My life has been full of artificial standards of what makes a person important or valuable, no matter how hard I’ve tried to fight them.  Even when I can free myself from judgments about others, I lay them thick on myself.  From career to mothering to education,  I replay the tape of my choices and cringe, forgetting that at every moment, I truly did the best I was capable of at the time.  When I am fair, I realize that it’s more complicated than my simplistic rubrics allow. Yet, I am stuck buzzing around in my head about what I haven’t done, what I am not, where I have fallen short.

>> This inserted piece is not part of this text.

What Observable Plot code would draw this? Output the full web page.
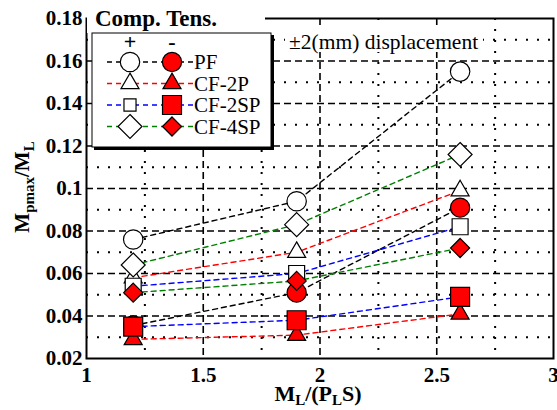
<!DOCTYPE html>
<html>
<head>
<meta charset="utf-8">
<script src="https://cdn.jsdelivr.net/npm/d3@7"></script>
<script src="https://cdn.jsdelivr.net/npm/@observablehq/plot@0.6"></script>
<style>
  body { margin: 0; background: white; }
  svg text, svg tspan { font-family: "Liberation Serif", "Times New Roman", serif !important; }
</style>
</head>
<body>
<div id="chart"></div>
<script>
// ---- data ----
const xVals = [1.2, 1.9, 2.6];
const seriesNames = ["PF", "CF-2P", "CF-2SP", "CF-4SP"];
const compPF    = [0.076, 0.094, 0.155];
const tensPF    = [0.0355, 0.051, 0.091];
const compCF2P  = [0.058, 0.070, 0.099];
const tensCF2P  = [0.029, 0.031, 0.041];
const compCF2SP = [0.054, 0.060, 0.082];
const tensCF2SP = [0.035, 0.038, 0.049];
const compCF4SP = [0.064, 0.083, 0.116];
const tensCF4SP = [0.051, 0.0565, 0.072];
const xTicks = [1, 1.5, 2, 2.5, 3];
const yTicks = [0.02, 0.04, 0.06, 0.08, 0.1, 0.12, 0.14, 0.16, 0.18];
const xMinor = [1.25, 1.75, 2.25, 2.75];
const yMinor = [0.03, 0.05, 0.07, 0.09, 0.11, 0.13, 0.15, 0.17];
const xLabelParts = [["M", false], ["L", true], ["/(P", false], ["L", true], ["S)", false]];
const yLabelParts = [["M", false], ["pmax", true], ["/M", false], ["L", true]];
const legendTitle = "Comp. Tens.";
const annotation = "\u00b12(mm) displacement";

// ---- styles ----
const colors = ["#000000", "#ff0000", "#0000ff", "#008000"];
const symbols = ["circle", "triangle", "square", "diamond2"];
const rComp = [9.7, 6.7, 9.0, 10.8];
const rTens = [9.6, 6.7, 10.7, 8.6];

const compArrays = [compPF, compCF2P, compCF2SP, compCF4SP];
const tensArrays = [tensPF, tensCF2P, tensCF2SP, tensCF4SP];
const rows = [];
seriesNames.forEach((s, i) => {
  xVals.forEach((x, j) => {
    rows.push({series: s, type: "comp", x, y: compArrays[i][j]});
    rows.push({series: s, type: "tens", x, y: tensArrays[i][j]});
  });
});

const dotMarks = [];
seriesNames.forEach((s, i) => {
  dotMarks.push(Plot.dot(rows.filter(d => d.series === s && d.type === "comp"), {
    x: "x", y: "y", symbol: () => symbols[i], r: rComp[i], fill: "white", stroke: "black", strokeWidth: 1.2
  }));
  dotMarks.push(Plot.dot(rows.filter(d => d.series === s && d.type === "tens"), {
    x: "x", y: "y", symbol: () => symbols[i], r: rTens[i], fill: "#ff0000", stroke: "black", strokeWidth: 1.2
  }));
});

const serif = "Liberation Serif";
const svg = Plot.plot({
  width: 557,
  height: 410,
  marginLeft: 86,
  marginRight: 4,
  marginTop: 18,
  marginBottom: 52,
  x: {domain: [1, 3]},
  y: {domain: [0.02, 0.18]},
  color: {domain: seriesNames, range: colors},
  symbol: {type: "identity"},
  style: {fontFamily: serif, background: "white", overflow: "visible"},
  marks: [
    Plot.ruleY(yMinor, {stroke: "black", strokeWidth: 2, strokeDasharray: "2,9"}),
    Plot.ruleX(xMinor, {stroke: "black", strokeWidth: 2, strokeDasharray: "2,9"}),
    Plot.ruleY(yTicks.slice(1, -1), {stroke: "black", strokeWidth: 1.6, strokeDasharray: "7,4"}),
    Plot.ruleX(xTicks.slice(1, -1), {stroke: "black", strokeWidth: 1.6, strokeDasharray: "7,4"}),
    Plot.line(rows, {x: "x", y: "y", z: d => d.series + d.type, stroke: "series", strokeWidth: 1.4, strokeDasharray: "5,4"}),
    ...dotMarks,
    Plot.frame({stroke: "black", strokeWidth: 2}),
    Plot.axisX(xTicks, {tickSize: 0, tickPadding: 9, fontSize: 21, fontWeight: "bold", fontFamily: serif, label: null, tickFormat: d => String(d)}),
    Plot.axisY(yTicks, {tickSize: 0, tickPadding: 4, fontSize: 21, fontWeight: "bold", fontFamily: serif, label: null, tickFormat: d => String(d)})
  ]
});

const root = d3.select(svg);

// axis titles
const xt = root.append("text").attr("x", 318).attr("y", 401).attr("text-anchor", "middle")
  .attr("font-size", 22).attr("font-weight", "bold").attr("fill", "black");
xLabelParts.forEach(([t, sub], k) => {
  const prevSub = k > 0 && xLabelParts[k - 1][1];
  xt.append("tspan").text(t).attr("font-size", sub ? 15 : 22)
    .attr("dy", sub ? 4 : (prevSub ? -4 : 0));
});
const yt = root.append("text").attr("transform", "translate(29,187) rotate(-90)").attr("text-anchor", "middle")
  .attr("font-size", 21).attr("font-weight", "bold").attr("fill", "black");
yLabelParts.forEach(([t, sub], k) => {
  const prevSub = k > 0 && yLabelParts[k - 1][1];
  yt.append("tspan").text(t).attr("font-size", sub ? 15 : 21)
    .attr("dy", sub ? 5 : (prevSub ? -5 : 0));
});

// annotation with white background
root.append("rect").attr("x", 285).attr("y", 29).attr("width", 198).attr("height", 23).attr("fill", "white");
root.append("text").attr("x", 289).attr("y", 49).attr("text-anchor", "start").attr("font-size", 21.5).attr("fill", "black").text(annotation);

// legend
const lg = root.append("g");
lg.append("rect").attr("x", 87).attr("y", 6).attr("width", 178).attr("height", 27).attr("fill", "white");
lg.append("rect").attr("x", 94).attr("y", 35).attr("width", 180).attr("height", 115).attr("fill", "black");
lg.append("rect").attr("x", 92).attr("y", 33).attr("width", 179).attr("height", 114).attr("fill", "white").attr("stroke", "black").attr("stroke-width", 1);
lg.append("text").attr("x", 95).attr("y", 26).attr("text-anchor", "start").attr("font-size", 23).attr("font-weight", "bold").attr("fill", "black").text(legendTitle);
lg.append("text").attr("x", 130).attr("y", 49).attr("text-anchor", "middle").attr("font-size", 22).attr("font-weight", "bold").text("+");
lg.append("text").attr("x", 172).attr("y", 49).attr("text-anchor", "middle").attr("font-size", 22).attr("font-weight", "bold").text("-");
const legendSymbols = [d3.symbolCircle, d3.symbolTriangle, d3.symbolSquare, d3.symbolDiamond2];
const rLegComp = [9.7, 6.7, 6.8, 10.8];
seriesNames.forEach((s, i) => {
  const yy = 62 + i * 21.5;
  lg.append("line").attr("x1", 107).attr("x2", 193).attr("y1", yy).attr("y2", yy)
    .attr("stroke", colors[i]).attr("stroke-width", 1.4).attr("stroke-dasharray", "5,4");
  lg.append("path").attr("transform", `translate(130,${yy})`)
    .attr("d", d3.symbol(legendSymbols[i], Math.PI * rLegComp[i] ** 2)())
    .attr("fill", "white").attr("stroke", "black").attr("stroke-width", 1.2);
  lg.append("path").attr("transform", `translate(172,${yy})`)
    .attr("d", d3.symbol(legendSymbols[i], Math.PI * rTens[i] ** 2)())
    .attr("fill", "#ff0000").attr("stroke", "black").attr("stroke-width", 1.2);
  lg.append("text").attr("x", 194).attr("y", yy + 7).attr("text-anchor", "start").attr("font-size", 21).attr("fill", "black").text(s);
});

document.getElementById("chart").appendChild(svg);
</script>
</body>
</html>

So today, as I turn 53, I am giving myself a gift.  At this fudged midpoint, I am deciding to take a sabbatical from the shoulds and the haven’t happeneds and try to sit in this year, this space, this huge opportunity.  I suspect that if I were 95, I would feel delighted and amazed if I could spend a week in the body of a 53 year old.  So why not enjoy it now with delight instead of scorning its creaking and wrinkled bits? In order to enjoy the possibilities of what the next decades may bring, I am turning off the cruise control and changing the rules. No matter how I have done things in the past, I choose now to do them differently.  Just like that.

Since I was a child, I have observed elders around me—the average, the exceptionally inspiring, and the embarrassingly horrific—and wondered how they got to be who they are. It is a curious process, aging, that often removes the tact filter and amplifies the extremes of personalities.  Many appear to stop receiving input around midlife, content to live with the lessons already learned, which they defend with gusto within a gradually contracting shell.  A rare set seems to have found a way to keep the doors wide open, They grow in wonder and enthusiasm, rooted in a deep wisdom and calm. I want that for myself.  Desperately.

Although I mostly still feel young, and like life is nearly limitless, I am also a gardener.  I know that a small bend in a young tree turns into something unchangeable with time.  Before I move on, I plan to mull over what I’ve learned, to think about who I’d like to be going forward. Labels and accomplishments have done little for me.  I am ready to leave their emptiness, to be mentored instead by real people who have shown me that it is possible for this next part of life more grateful, loving and fruitful than ever.

I wish to listen more, understand better, and continue to learn, to be more accepting and forgiving–to throw around compliments and encouragement with wild abandon. I expect to make lots of mistakes.  That’s how we learn.   As long as I know which direction I’m walking in, I will get there.